The doctor wondered if the constable was being ironic.

He went over all his precautions.

He’d put his patient’s horse and cart in the carriage house behind his home, which was big enough as the cart was small and he kept no carriage, only the mule; rubbed down the mare and given it straw. No one had seen him, he felt sure. He’d made sure Malroux had not been looking when he went into the examining room for his supplies and when he came back out, leaving his patient asleep.

Still, there was something about the little man in the shabby uniform that put him on his guard.

A horse and cart, the constable had said.

Well, they were anything but rare. A stranger with a gunshot wound and a brace of brigands shot dead could be coincidence. The past dozen years were an anarchist’s dream. No village, however quiet and remote, could claim that it had not witnessed a villainous act.

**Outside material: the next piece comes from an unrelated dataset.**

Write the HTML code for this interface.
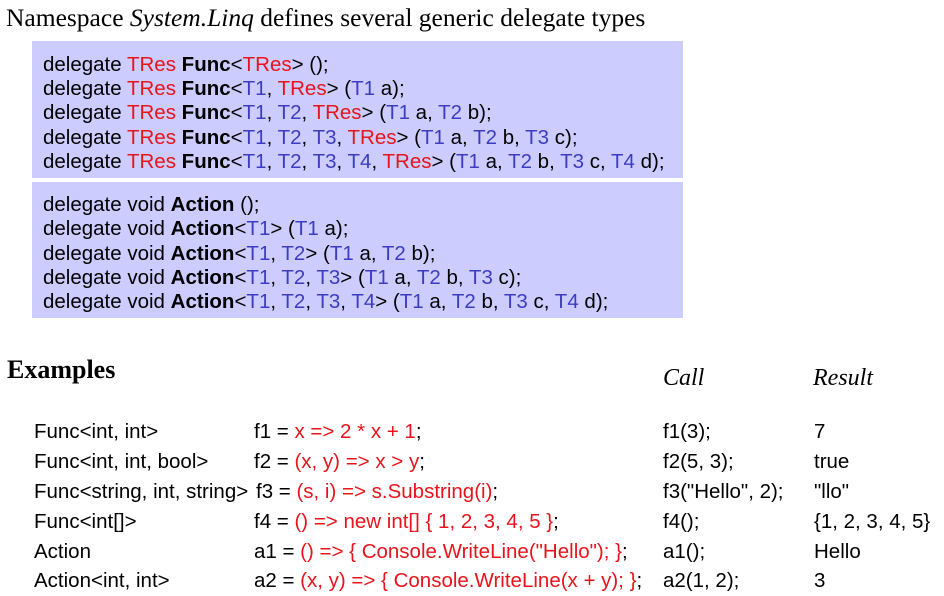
<!DOCTYPE html>
<html><head><meta charset="utf-8"><style>
body{margin:0;width:944px;height:596px;background:#fff;position:relative;overflow:hidden;font-family:"Liberation Sans",Arial,sans-serif;color:#000}
.a{position:absolute;white-space:pre;line-height:1}
.r{color:#e8141c}.b{color:#3c3cc0}
.box{position:absolute;left:32px;width:651px;background:#ccccff}
.code{font-size:20.5px}
.ser{font-family:"Liberation Serif",serif}
</style></head><body>
<div class="a ser" style="left:6px;top:5px;font-size:25.5px">Namespace <i>System.Linq</i> defines several generic delegate types</div>
<div class="box" style="top:41px;height:137px"></div>
<div class="box" style="top:182px;height:136px"></div>
<div class="a code" style="left:43px;top:55px">delegate <span class="r">TRes</span> <b>Func</b>&lt;<span class="r">TRes</span>&gt; ();</div>
<div class="a code" style="left:43px;top:79px">delegate <span class="r">TRes</span> <b>Func</b>&lt;<span class="b">T1</span>, <span class="r">TRes</span>&gt; (<span class="b">T1</span> a);</div>
<div class="a code" style="left:43px;top:103px">delegate <span class="r">TRes</span> <b>Func</b>&lt;<span class="b">T1</span>, <span class="b">T2</span>, <span class="r">TRes</span>&gt; (<span class="b">T1</span> a, <span class="b">T2</span> b);</div>
<div class="a code" style="left:43px;top:128px">delegate <span class="r">TRes</span> <b>Func</b>&lt;<span class="b">T1</span>, <span class="b">T2</span>, <span class="b">T3</span>, <span class="r">TRes</span>&gt; (<span class="b">T1</span> a, <span class="b">T2</span> b, <span class="b">T3</span> c);</div>
<div class="a code" style="left:43px;top:152px">delegate <span class="r">TRes</span> <b>Func</b>&lt;<span class="b">T1</span>, <span class="b">T2</span>, <span class="b">T3</span>, <span class="b">T4</span>, <span class="r">TRes</span>&gt; (<span class="b">T1</span> a, <span class="b">T2</span> b, <span class="b">T3</span> c, <span class="b">T4</span> d);</div>
<div class="a code" style="left:43px;top:195px">delegate void <b>Action</b> ();</div>
<div class="a code" style="left:43px;top:219px">delegate void <b>Action</b>&lt;<span class="b">T1</span>&gt; (<span class="b">T1</span> a);</div>
<div class="a code" style="left:43px;top:244px">delegate void <b>Action</b>&lt;<span class="b">T1</span>, <span class="b">T2</span>&gt; (<span class="b">T1</span> a, <span class="b">T2</span> b);</div>
<div class="a code" style="left:43px;top:268px">delegate void <b>Action</b>&lt;<span class="b">T1</span>, <span class="b">T2</span>, <span class="b">T3</span>&gt; (<span class="b">T1</span> a, <span class="b">T2</span> b, <span class="b">T3</span> c);</div>
<div class="a code" style="left:43px;top:292px">delegate void <b>Action</b>&lt;<span class="b">T1</span>, <span class="b">T2</span>, <span class="b">T3</span>, <span class="b">T4</span>&gt; (<span class="b">T1</span> a, <span class="b">T2</span> b, <span class="b">T3</span> c, <span class="b">T4</span> d);</div>

<div class="a ser" style="left:7px;top:357px;font-size:26px;font-weight:bold">Examples</div>
<div class="a ser" style="left:663px;top:366px;font-size:24px;font-style:italic">Call</div>
<div class="a ser" style="left:813px;top:366px;font-size:24px;font-style:italic">Result</div>

<div class="a code" style="left:34px;top:422px">Func&lt;int, int&gt;</div>
<div class="a code" style="left:34px;top:452px">Func&lt;int, int, bool&gt;</div>
<div class="a code" style="left:34px;top:482px">Func&lt;string, int, string&gt;</div>
<div class="a code" style="left:34px;top:512px">Func&lt;int[]&gt;</div>
<div class="a code" style="left:34px;top:542px">Action</div>
<div class="a code" style="left:34px;top:571px">Action&lt;int, int&gt;</div>

<div class="a code" style="left:254px;top:422px">f1 = <span class="r">x =&gt; 2 * x + 1</span>;</div>
<div class="a code" style="left:254px;top:452px">f2 = <span class="r">(x, y) =&gt; x &gt; y</span>;</div>
<div class="a code" style="left:256px;top:482px">f3 = <span class="r">(s, i) =&gt; s.Substring(i)</span>;</div>
<div class="a code" style="left:254px;top:512px">f4 = <span class="r">() =&gt; new int[] { 1, 2, 3, 4, 5 }</span>;</div>
<div class="a code" style="left:254px;top:542px">a1 = <span class="r">() =&gt; { Console.WriteLine("Hello"); }</span>;</div>
<div class="a code" style="left:254px;top:571px">a2 = <span class="r">(x, y) =&gt; { Console.WriteLine(x + y); }</span>;</div>

<div class="a code" style="left:663px;top:422px">f1(3);</div>
<div class="a code" style="left:663px;top:452px">f2(5, 3);</div>
<div class="a code" style="left:663px;top:482px">f3("Hello", 2);</div>
<div class="a code" style="left:663px;top:512px">f4();</div>
<div class="a code" style="left:663px;top:542px">a1();</div>
<div class="a code" style="left:663px;top:571px">a2(1, 2);</div>

<div class="a code" style="left:814px;top:422px">7</div>
<div class="a code" style="left:814px;top:452px">true</div>
<div class="a code" style="left:814px;top:482px">"llo"</div>
<div class="a code" style="left:814px;top:512px">{1, 2, 3, 4, 5}</div>
<div class="a code" style="left:814px;top:542px">Hello</div>
<div class="a code" style="left:814px;top:571px">3</div>
</body></html>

The courier story held up. The letter in the patient’s coat, which had escaped damage when he was shot, bore the name of the Bank of England embossed and a gold seal. Eslée hadn’t much English, but the charge was brief and the vocabulary simple enough to grasp its meaning.

Men would be careless with their own weapons. Two years ago, he’d removed a ramrod from Emile the tailor’s cheek after he forgot to discharge his fowling piece before cleaning. He’d nearly lost an eye.

So what if his patient lied? If Malroux was right and the man who’d escaped was the intended victim of a robbery, it wasn’t the physician’s duty to surrender him.